Глаза продолжают тупо изучать надзирателя, на лице не дрогнул ни один мускул, услышал Илья Ушенко или нет — непонятно.
— Стоять «смирно» еще десять минут, тварь, — приказал офицер Ушенко и вышел из камеры.
Африка, мать ее, тут приказы не обсуждаются.
— Как Араб?
— Две недели, — коротко ответил Чайка.
— Врачи сказали?
— Ушенко.
Надзиратель в таких вещах не ошибался.
— Сука, — едва слышно просипел Пьеро.
— Говнюк, — поддержал сокамерника Апельсин.
Илья промолчал — какой смысл надрываться? Да — сука, да — говнюк, но разве это изменишь? Для обсуждения есть гораздо более серьезная тема, но они… они ее не видят.
— Говорят, Тэтчер какой-то новый удар придумал, вот Ушенко и бесится.
— Нет, все дело в том, что он пить бросил…
«Они не чувствуют, они ни черта не чувствуют. — Чайка торопливо жевал кашу.

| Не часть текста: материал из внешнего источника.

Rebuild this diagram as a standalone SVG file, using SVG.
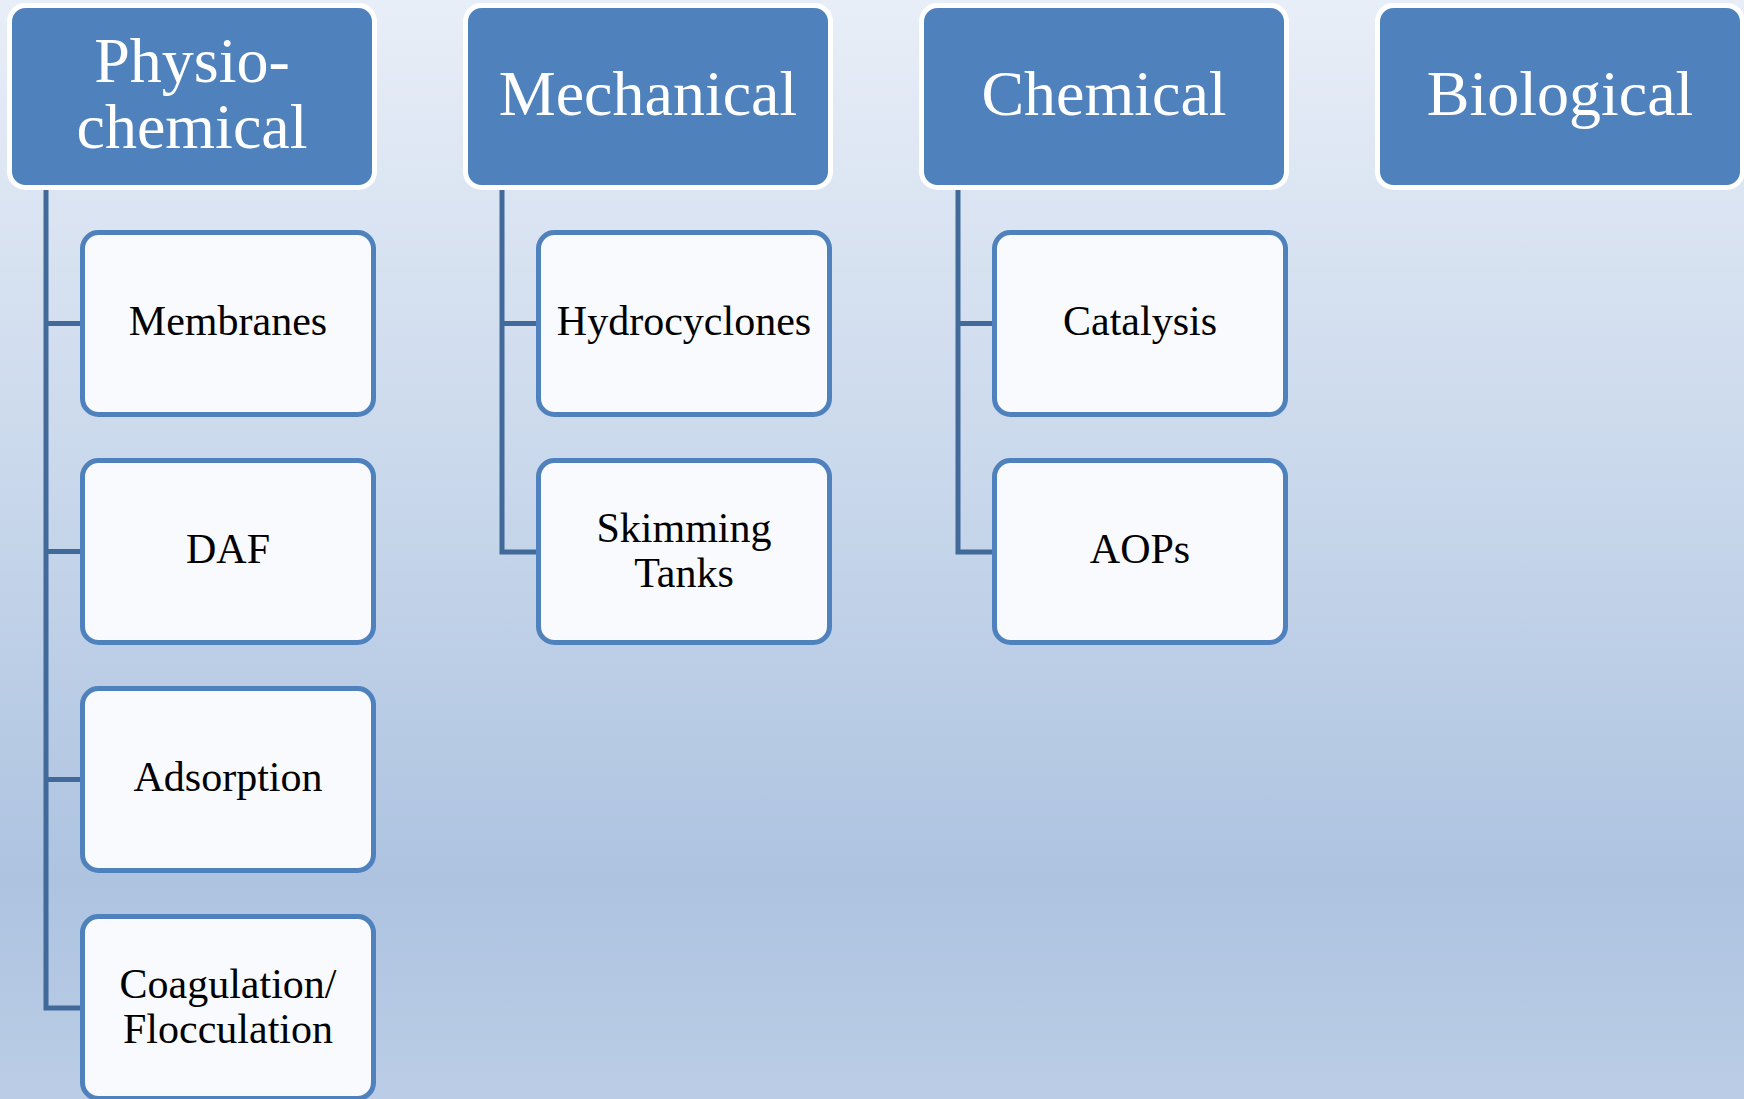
<svg xmlns="http://www.w3.org/2000/svg" width="1744" height="1099" viewBox="0 0 1744 1099">
<defs>
<linearGradient id="bg" x1="0" y1="0" x2="0" y2="1">
<stop offset="0" stop-color="#e8eef7"/>
<stop offset="0.45" stop-color="#c8d7eb"/>
<stop offset="0.8" stop-color="#adc3e0"/>
<stop offset="1" stop-color="#bbcde6"/>
</linearGradient>
<style>
.hd{fill:#4f81bd;stroke:#ffffff;stroke-width:5}
.ch{fill:#f8fafd;stroke:#4f81bd;stroke-width:5}
.ht{font-family:"Liberation Serif","Times New Roman",serif;font-size:64px;fill:#ffffff;text-anchor:middle}
.ct{font-family:"Liberation Serif","Times New Roman",serif;font-size:42px;fill:#000000;text-anchor:middle}
.cn{fill:none;stroke:#41699a;stroke-width:5;stroke-linejoin:miter}
</style>
</defs>
<rect x="0" y="0" width="1744" height="1099" fill="url(#bg)"/>
<g id="connectors">
<path class="cn" d="M46 188 V1008 H82"/>
<path class="cn" d="M46 323.5 H82"/>
<path class="cn" d="M46 551.5 H82"/>
<path class="cn" d="M46 779.5 H82"/>
<path class="cn" d="M502 188 V552 H538"/>
<path class="cn" d="M502 323.5 H538"/>
<path class="cn" d="M958 188 V552 H994"/>
<path class="cn" d="M958 323.5 H994"/>
</g>
<g id="physio">
<rect class="hd" x="9.5" y="5.5" width="365" height="182" rx="16"/>
<text class="ht" x="192" y="82">Physio-</text>
<text class="ht" x="192" y="148">chemical</text>
</g>
<g id="mechanical">
<rect class="hd" x="465.5" y="5.5" width="365" height="182" rx="16"/>
<text class="ht" x="648" y="115">Mechanical</text>
</g>
<g id="chemical">
<rect class="hd" x="921.5" y="5.5" width="365" height="182" rx="16"/>
<text class="ht" x="1104" y="115">Chemical</text>
</g>
<g id="biological">
<rect class="hd" x="1377.5" y="5.5" width="365" height="182" rx="16"/>
<text class="ht" x="1560" y="115">Biological</text>
</g>
<g id="membranes">
<rect class="ch" x="82.5" y="232.5" width="291" height="182" rx="16"/>
<text class="ct" x="228" y="335">Membranes</text>
</g>
<g id="daf">
<rect class="ch" x="82.5" y="460.5" width="291" height="182" rx="16"/>
<text class="ct" x="228" y="563">DAF</text>
</g>
<g id="adsorption">
<rect class="ch" x="82.5" y="688.5" width="291" height="182" rx="16"/>
<text class="ct" x="228" y="791">Adsorption</text>
</g>
<g id="coagulation">
<rect class="ch" x="82.5" y="916.5" width="291" height="182" rx="16"/>
<text class="ct" x="228" y="998">Coagulation/</text>
<text class="ct" x="228" y="1043">Flocculation</text>
</g>
<g id="hydrocyclones">
<rect class="ch" x="538.5" y="232.5" width="291" height="182" rx="16"/>
<text class="ct" x="684" y="335">Hydrocyclones</text>
</g>
<g id="skimming">
<rect class="ch" x="538.5" y="460.5" width="291" height="182" rx="16"/>
<text class="ct" x="684" y="542">Skimming</text>
<text class="ct" x="684" y="587">Tanks</text>
</g>
<g id="catalysis">
<rect class="ch" x="994.5" y="232.5" width="291" height="182" rx="16"/>
<text class="ct" x="1140" y="335">Catalysis</text>
</g>
<g id="aops">
<rect class="ch" x="994.5" y="460.5" width="291" height="182" rx="16"/>
<text class="ct" x="1140" y="563">AOPs</text>
</g>
</svg>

Занятые челюсти — отличный повод не вступать в разговор. — Они не понимают, что Ушенко срывается не просто так, что усиливающаяся агрессия должна быть чем-то обоснована, и это что-то…»
— Говорят, завязавшие алкоголики подвержены сердечным болезням.
— Ага, надейся, Ушенко нас всех переживет.
«А вот это точно!»
Апельсин и Пьеро попали в Африку за весомые дела: один набедокурил с банком, другой целый год качал деньги с электронных счетов страховой компании, но оба они были, если можно так выразиться, ломщиками простыми. Нахватались премудрости, почувствовали себя неуязвимыми, ломанули по мелочи, остались безнаказанными, понравилось, рискнули на крупное дело. Рискнули и проиграли. Они даже городов своих родных ни разу не покидали, не глотнули, в отличие от Чайки, жизни ломщицкой по самое не могу, не стряхивали с хвоста полицейских, не прятались в вонючих трюмах, не висели «блохами» под брюхом «суперсобаки», не видели, как друзья умирают и… и сами не убивали. Вот и не чуяли они то, что для Ильи носилось в воздухе.
Опасности не чуяли.
— Хватит жрать! Строиться, педики! Шевелите задницами!!